SCHERZINGER: I feel like he wrote the music to my soul. When I think of Andrew, my heart just warms. He’s trusted me with his music from day one. When someone has that belief in you, you’ll go to the ends of the earth for them.
Do you have a favorite lyric that resonates with you?
GROFF: You were talking about singing from the vagina earlier, and when it hits you in your taint. You know, “I have to do this, I have to sing this, I have to go after this …” Eight years ago, I was introduced to Bobby Darin’s music, and after I was like, “I am like a drug addict right now.”
SCHERZINGER: Your brain was probably firing, firing, firing, firing ideas.
GROFF: I sat for four hours at dinner with Dodd, Bobby’s son, and I was like, “I’m feeling this thing.” You can’t manufacture the feeling when you know in your gut there’s something you’re called to do. After the first preview, I burst into tears. Bobby loved the audience.

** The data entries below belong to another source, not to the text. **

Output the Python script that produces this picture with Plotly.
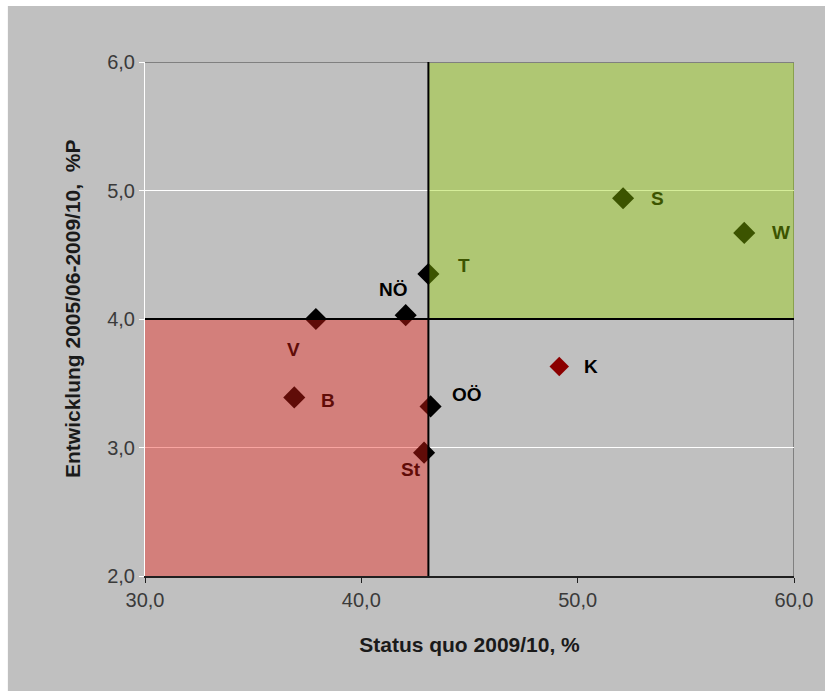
import plotly.graph_objects as go

# Data
regions = ["S", "W", "T", "NÖ", "V", "B", "OÖ", "St"]
status_quo = [52.1, 57.7, 43.1, 42.05, 37.9, 36.9, 43.2, 42.9]
entwicklung = [4.94, 4.67, 4.35, 4.03, 4.0, 3.39, 3.32, 2.96]

k_region = ["K"]
k_status = [49.15]
k_entw = [3.63]

x_thresh = 43.1
y_thresh = 4.0

x_ticks = [30, 40, 50, 60]
y_ticks = [2, 3, 4, 5, 6]

x_title = "Status quo 2009/10, %"
y_title = "Entwicklung 2005/06-2009/10,  %P"

# label offsets (pixels) and colours
label_dx = [34, 37, 36, -12, -22, 34, 36, -13]
label_dy = [0, 0, 9, 26, -30, -3, 12, -17]
label_col = ["#3c5400", "#3c5400", "#3c5400", "#000000", "#600c08", "#600c08", "#000000", "#600c08"]

fig = go.Figure()

fig.add_trace(go.Scatter(
    x=status_quo, y=entwicklung, mode="markers",
    marker=dict(symbol="diamond", size=17, color="black"),
    hoverinfo="text", text=regions, showlegend=False))

fig.add_trace(go.Scatter(
    x=k_status, y=k_entw, mode="markers",
    marker=dict(symbol="diamond", size=15, color="#8b0000"),
    hoverinfo="text", text=k_region, showlegend=False))

lab_font = "Liberation Sans, Arial"
for name, xv, yv, dx, dy, c in zip(regions, status_quo, entwicklung, label_dx, label_dy, label_col):
    fig.add_annotation(x=xv, y=yv, text="<b>" + name + "</b>", showarrow=False, xshift=dx, yshift=dy,
                       font=dict(family=lab_font, size=19, color=c))
fig.add_annotation(x=k_status[0], y=k_entw[0], text="<b>" + k_region[0] + "</b>", showarrow=False,
                   xshift=32, yshift=0, font=dict(family=lab_font, size=19, color="#000000"))

# y axis title as annotation (placed like the original)
fig.add_annotation(xref="paper", yref="paper", x=-0.112, y=0.52, text="<b>" + y_title + "</b>",
                   textangle=-90, showarrow=False, xanchor="center", yanchor="middle",
                   font=dict(family=lab_font, size=21, color="#1a1a1a"))

shapes = [
    # white outer frame (top and left)
    dict(type="rect", xref="paper", yref="paper", x0=-0.3, x1=1.1, y0=1.109, y1=1.2,
         fillcolor="white", line_width=0, layer="below"),
    dict(type="rect", xref="paper", yref="paper", x0=-0.3, x1=-0.2113, y0=-0.3, y1=1.2,
         fillcolor="white", line_width=0, layer="below"),
    # right border
    dict(type="line", xref="x", yref="y", x0=60, x1=60, y0=2, y1=6, line=dict(color="#808080", width=2), layer="below"),
    # quadrants
    dict(type="rect", xref="x", yref="y", x0=30, x1=x_thresh, y0=2, y1=y_thresh,
         fillcolor="rgba(240,30,20,0.4)", line_width=0, layer="above"),
    dict(type="rect", xref="x", yref="y", x0=x_thresh, x1=60, y0=y_thresh, y1=6,
         fillcolor="rgba(150,210,0,0.4)", line_width=0, layer="above"),
    # top border
    dict(type="line", xref="x", yref="y", x0=30, x1=60, y0=6, y1=6, line=dict(color="#808080", width=2), layer="above"),
    # threshold lines
    dict(type="line", xref="x", yref="y", x0=30, x1=60, y0=y_thresh, y1=y_thresh, line=dict(color="black", width=2), layer="above"),
    dict(type="line", xref="x", yref="y", x0=x_thresh, x1=x_thresh, y0=2, y1=6, line=dict(color="black", width=2), layer="above"),
]

fig.update_layout(
    width=825, height=691, autosize=False,
    margin=dict(l=145, r=27, t=62, b=115),
    paper_bgcolor="#c0c0c0", plot_bgcolor="#c0c0c0",
    separators=",.",
    shapes=shapes,
    font=dict(family="Liberation Sans, Arial", color="#333333"),
    xaxis=dict(
        range=[30, 60], tickvals=x_ticks, tickformat=".1f",
        showgrid=False, zeroline=False,
        showline=True, linecolor="#202020", linewidth=1.5,
        ticks="outside", ticklen=5, tickcolor="#202020",
        tickfont=dict(size=20, color="#3a3a3a"),
        title=dict(text="<b>" + x_title + "</b>", standoff=28,
                   font=dict(family="Liberation Sans, Arial", size=21, color="#1a1a1a")),
    ),
    yaxis=dict(
        range=[2, 6], tickvals=y_ticks, tickformat=".1f",
        showgrid=True, gridcolor="white", gridwidth=1,
        zeroline=False,
        showline=True, linecolor="white", linewidth=1,
        ticks="outside", ticklen=5, tickcolor="white",
        tickfont=dict(size=20, color="#3a3a3a"),
    ),
)

fig.write_html("out.html",
               config={"responsive": False, "displayModeBar": False},
               post_script="document.body.style.margin='0';document.body.style.overflow='hidden';")
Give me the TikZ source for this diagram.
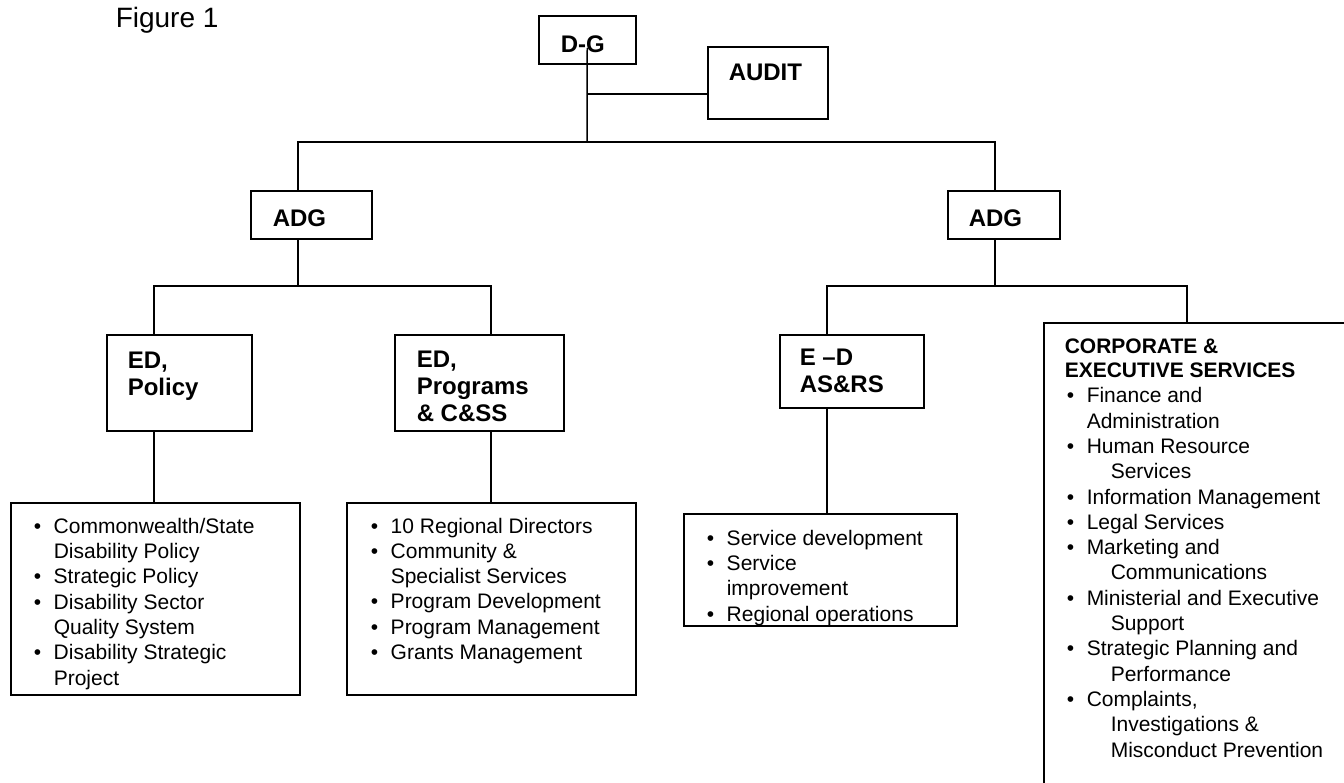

This is a gift for them. We’re doing right by him. OK, this next question for you is balls deep.
SCHERZINGER: Bring it on, because I’ve got bowling balls for balls. That’s what my papa says. He’s like, “You got bowling balls for balls.”
GROFF: How long does it take to get Norma’s blood off after the show ends?

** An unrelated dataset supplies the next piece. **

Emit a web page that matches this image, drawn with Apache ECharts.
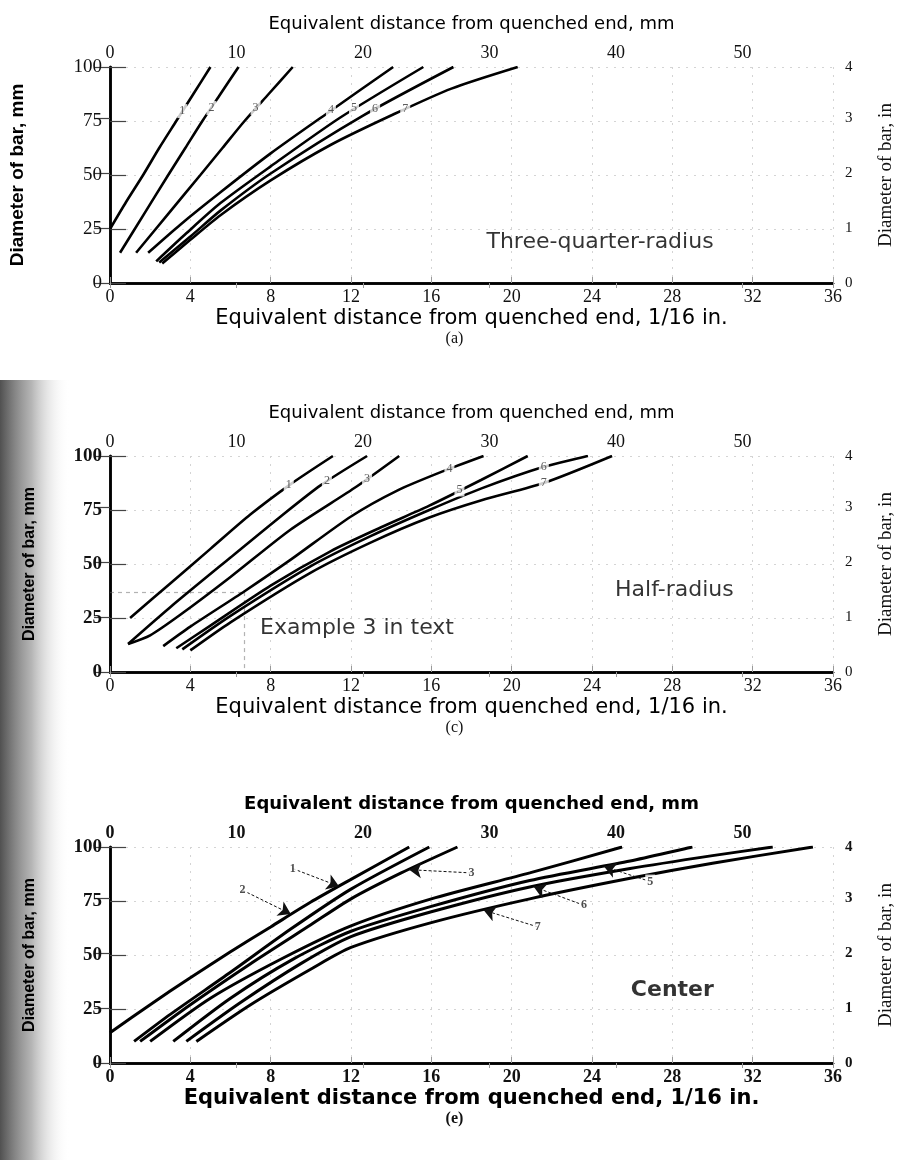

SCHERZINGER: It actually doesn’t take that long. I’m usually in the blood for an hour to do meet-and-greets. It takes too long to go shower and then come back down. Samuel L. Jackson was with us the other day, and I think he found it quite natural. He didn’t even flinch. He’s like, “Let’s take a selfie.”

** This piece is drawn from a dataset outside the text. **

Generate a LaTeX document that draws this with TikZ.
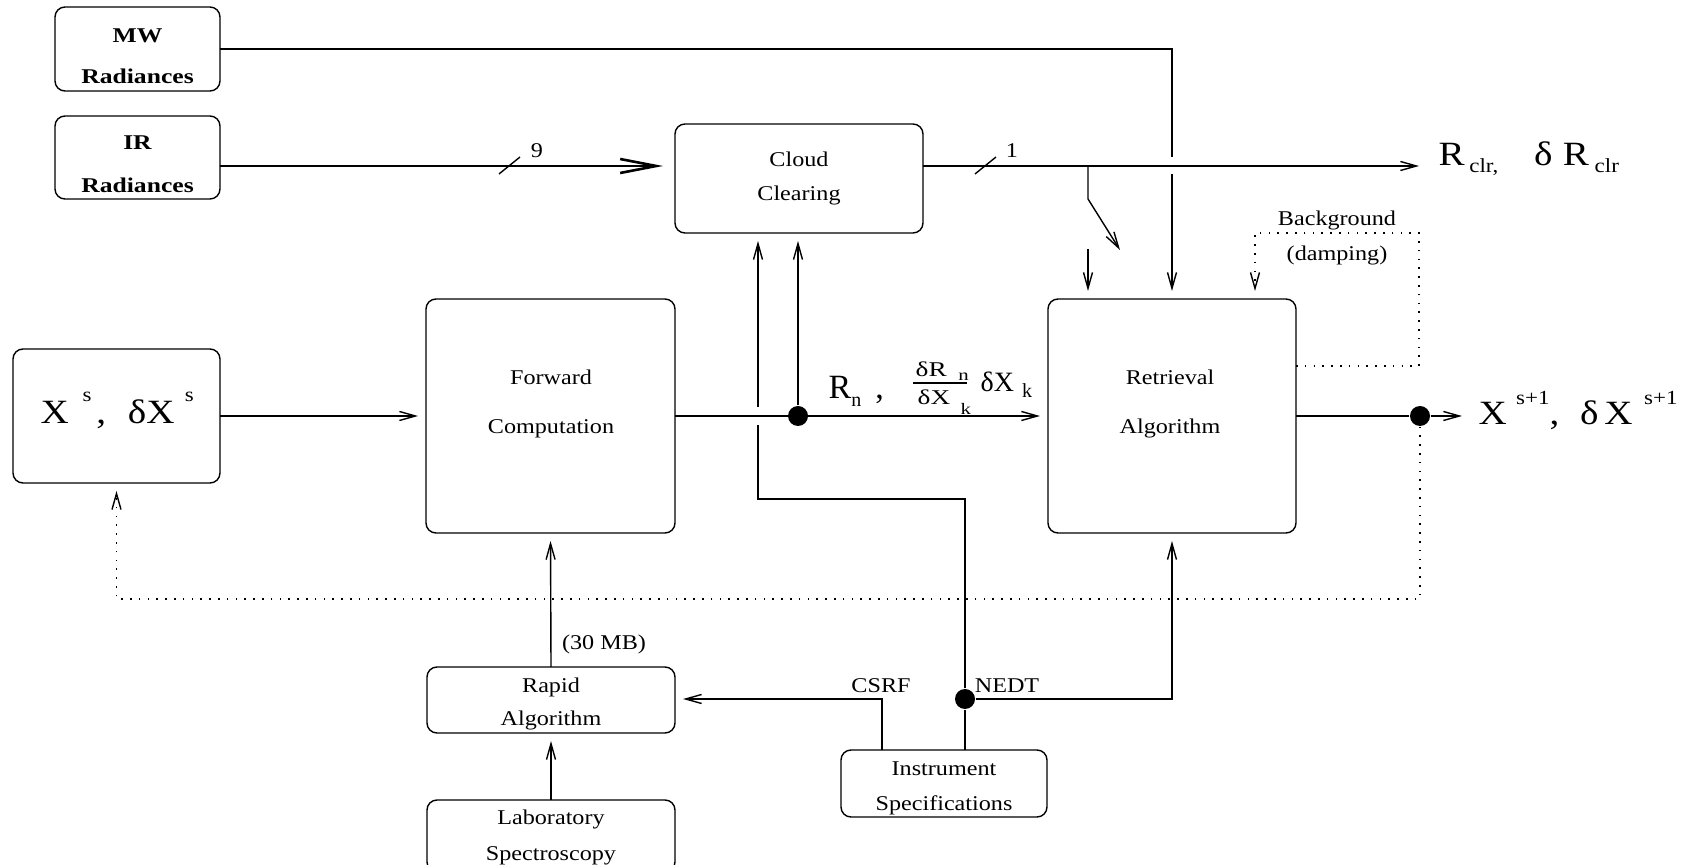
\documentclass[tikz,border=0pt]{standalone}
\usepackage{fontspec}
\usepackage{graphicx}
\setmainfont{Liberation Serif}
\usetikzlibrary{arrows.meta,calc}
\newcommand{\wx}[1]{\scalebox{1.15}[1]{#1}}
\newcommand{\wb}[1]{\scalebox{1.22}[1]{\bfseries #1}}
\newcommand{\bigf}{\fontsize{17}{19}\selectfont}
\newcommand{\subf}{\fontsize{10}{12}\selectfont}
\newcommand{\lw}[2]{\raisebox{-#1}{\subf #2}}
\newcommand{\upr}[2]{\raisebox{#1}{\subf #2}}
\begin{document}
\begin{tikzpicture}[x=0.5pt,y=-0.5pt,line width=0.7pt,
  box/.style={draw, rounded corners=5pt, inner sep=0pt, outer sep=0pt},
  txt/.style={inner sep=0pt, anchor=base, font=\fontsize{10.5}{12}\selectfont},
  lbl/.style={inner sep=0pt, anchor=base west},
  arr/.style={-{Straight Barb[length=8pt,width=4.5pt]}, shorten >=4pt},
  bigarr/.style={-{Straight Barb[length=18pt,width=7pt]}, line width=1.3pt, shorten >=6pt},
  dotarr/.style={arr, dash pattern=on 0.8pt off 3.6pt},
  dot/.style={circle, fill, inner sep=0pt, minimum size=10pt}]
\useasboundingbox (0,0) rectangle (1683,865);
\clip (0,0) rectangle (1683,865);

% boxes
\node[box, minimum width=82.5pt, minimum height=42pt] (mw) at (137.5,49) {};
\node[box, minimum width=82.5pt, minimum height=41.5pt] (ir) at (137.5,157.5) {};
\node[box, minimum width=124pt, minimum height=54.5pt] (cloud) at (799,178.5) {};
\node[box, minimum width=103.5pt, minimum height=67pt] (xs) at (116.5,416) {};
\node[box, minimum width=124.5pt, minimum height=117pt] (fwd) at (550.5,416) {};
\node[box, minimum width=124pt, minimum height=117pt] (ret) at (1172,416) {};
\node[box, minimum width=124pt, minimum height=33pt] (rapid) at (551,700) {};
\node[box, minimum width=103pt, minimum height=33.5pt] (instr) at (944,783.5) {};
\node[box, minimum width=124pt, minimum height=36pt] (lab) at (551,836) {};

% texts
\node[txt] (mw1) at (137.5,43) {\wb{MW}};
\node[txt] (mw2) at (137.5,84) {\wb{Radiances}};
\node[txt] (ir1) at (137.5,150) {\wb{IR}};
\node[txt] (ir2) at (137.5,193) {\wb{Radiances}};
\node[txt] (cl1) at (799,167) {\wx{Cloud}};
\node[txt] (cl2) at (799,201) {\wx{Clearing}};
\node[txt] (fw1) at (551,385) {\wx{Forward}};
\node[txt] (fw2) at (551,434) {\wx{Computation}};
\node[txt] (rt1) at (1170,385) {\wx{Retrieval}};
\node[txt] (rt2) at (1170,434) {\wx{Algorithm}};
\node[txt] (ra1) at (551,693) {\wx{Rapid}};
\node[txt] (ra2) at (551,726) {\wx{Algorithm}};
\node[txt] (in1) at (944,776) {\wx{Instrument}};
\node[txt] (in2) at (944,811) {\wx{Specifications}};
\node[txt] (la1) at (551,825) {\wx{Laboratory}};
\node[txt] (la2) at (551,861) {\wx{Spectroscopy}};
\node[txt] (mb) at (604,650) {\wx{(30 MB)}};
\node[txt] (csrf) at (881,693) {\wx{CSRF}};
\node[txt] (nedt) at (1007,693) {\wx{NEDT}};
\node[txt] (bg1) at (1337,226) {\wx{Background}};
\node[txt] (bg2) at (1337,261) {\wx{(damping)}};
\node[txt] (n9) at (537,158) {\wx{9}};
\node[txt] (n1) at (1012,158) {\wx{1}};

% big labels
\node[lbl] (xslbl) at (40,424) {\wx{\bigf X\hspace{6pt}\upr{11pt}{s}\hspace{2pt},\hspace{9.5pt}δX\hspace{4.5pt}\upr{11pt}{s}}};
\node[lbl] (rclr) at (1438,166) {\wx{\bigf R\hspace{2pt}\lw{3.5pt}{clr,}\hspace{15.5pt}δ\hspace{4.5pt}R\hspace{2.5pt}\lw{3.5pt}{clr}}};
\node[lbl] (xs1) at (1478,425) {\wx{\bigf X\hspace{4pt}\upr{10pt}{s+1},\hspace{9pt}δ\hspace{2.6pt}X\hspace{5pt}\upr{10pt}{s+1}}};
\node[lbl] (rn) at (828,399) {\bigf R\lw{4pt}{n}\hspace{7pt},};
\node[lbl] (fracN) at (915,377) {\scalebox{1.3}[1]{\fontsize{10.5}{12}\selectfont δR\hspace{4.5pt}\raisebox{-2pt}{\fontsize{8}{10}\selectfont n}}};
\node[lbl] (fracD) at (917,405) {\scalebox{1.3}[1]{\fontsize{10.5}{12}\selectfont δX\hspace{4pt}\raisebox{-5pt}{\fontsize{8}{10}\selectfont k}}};
\node[lbl] (dxk) at (980,392) {\fontsize{14}{16}\selectfont δX\hspace{4pt}\raisebox{-3pt}{\subf k}};
\draw (913,383) -- (967,383);

% dots
\node[dot] (d1) at (798,416) {};
\node[dot] (d2) at (1420,416) {};
\node[dot] (d3) at (965,699) {};

% coordinates
\coordinate (yIR) at (0,166);
\coordinate (hopA) at (0,157);
\coordinate (hopB) at (0,174);
\coordinate (clrEnd) at (1419,166);
\coordinate (brA) at (1088,166);
\coordinate (brB) at (1088,199);
\coordinate (brC) at (1120,250);
\coordinate (swA) at (1088,249);
\coordinate (bgA) at (1419,366);
\coordinate (bgB) at (1419,233);
\coordinate (bgC) at (1255,233);
\coordinate (nA) at (965,499);
\coordinate (nB) at (758,499);
\coordinate (hopC) at (758,425);
\coordinate (hopD) at (758,407);
\coordinate (cs) at (882,699);
\coordinate (xEnd) at (1462,416);
\coordinate (fbY) at (0,599);

% connectors
\draw[arr] (mw.east) -- (mw.east -| ret.north) -- (ret.north |- hopA) (ret.north |- hopB) -- (ret.north);
\draw[bigarr] (ir.east |- yIR) -- (cloud.west |- yIR);
\draw (499,174) -- (520,157);
\draw[arr, shorten >=0pt] (cloud.east |- yIR) -- (clrEnd);
\draw (975,174) -- (996,157);
\draw[arr, shorten >=0pt] (brA) -- (brB) -- (brC);
\draw[arr] (swA) -- (swA |- ret.north);
\draw[dotarr] (ret.east |- bgA) -- (bgA) -- (bgB) -- (bgC) -- (bgC |- ret.north);
\draw[arr] (xs.east) -- (fwd.west);
\draw[arr] (fwd.east) -- (ret.west);
\draw[arr] (d1) -- (d1 |- cloud.south);
\draw[arr] (instr.north -| d3) -- (d3) -- (nA) -- (nB) -- (hopC) (hopD) -- (hopD |- cloud.south);
\draw[arr] (d3) -- (d3 -| ret.south) -- (ret.south);
\draw[arr] (instr.north -| cs) -- (cs) -- (cs -| rapid.east);
\draw (ret.east) -- (d2);
\draw[arr, shorten >=0pt] (d2) -- (xEnd);
\draw[dotarr] (d2) -- (d2 |- fbY) -- (xs.south |- fbY) -- (xs.south);
\draw[arr] (rapid.north) -- (fwd.south);
\draw[arr] (lab.north) -- (rapid.south);
\end{tikzpicture}
\end{document}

GROFF: I love it. It also doesn’t feel like shtick. It feels so attached to your personality. OK, Patti LuPone —
SCHERZINGER: Patti LuPone.
GROFF: Patti fucking LuPone.
SCHERZINGER: PFL. The big motherfucking dog.
GROFF: Patti LuPone has an intense history with not only Andrew Lloyd Webber but this show. When Patti LuPone came to see you in “Sunset Blvd.,” did you know she was there?
SCHERZINGER: Thank God I didn’t know she was there. The next day, I heard her interview on Frank DiLella’s podcast, and I was like, “Patti saw the show? What show?” I couldn’t believe we had her seal of approval. She was so kind and generous. She said I broke her heart.
GROFF: Patti LuPone is not mincing words. She’s generous. She is theater. She is old school. She’s the definition of giving it. We could only hope to aspire to that level of what she has fucking brought her entire career, but she does not blow smoke. She doesn’t say things to be kind.
SCHERZINGER: No. So you know that shit is real. And that meant everything. I have a picture of her and Glenn Close, obviously, in my dressing room to inspire me. I’m not trying to recreate what someone else has done. All I could do is tell my own story, and I think that Patti appreciated that. I sent her flowers and wrote a card, and then she sent me a handwritten note and invited me to her house for New Year’s Eve. Babe, I was there with bells on. She was the first person I saw when I walked off her elevator, and she was like [whispering], “The queen has arrived.”
GROFF: I love that you’re whispering, but what did she say?
SCHERZINGER: She was like, “The queen has arrived!” I was like, “Bitch, the queen has been here all along. It’s your home.”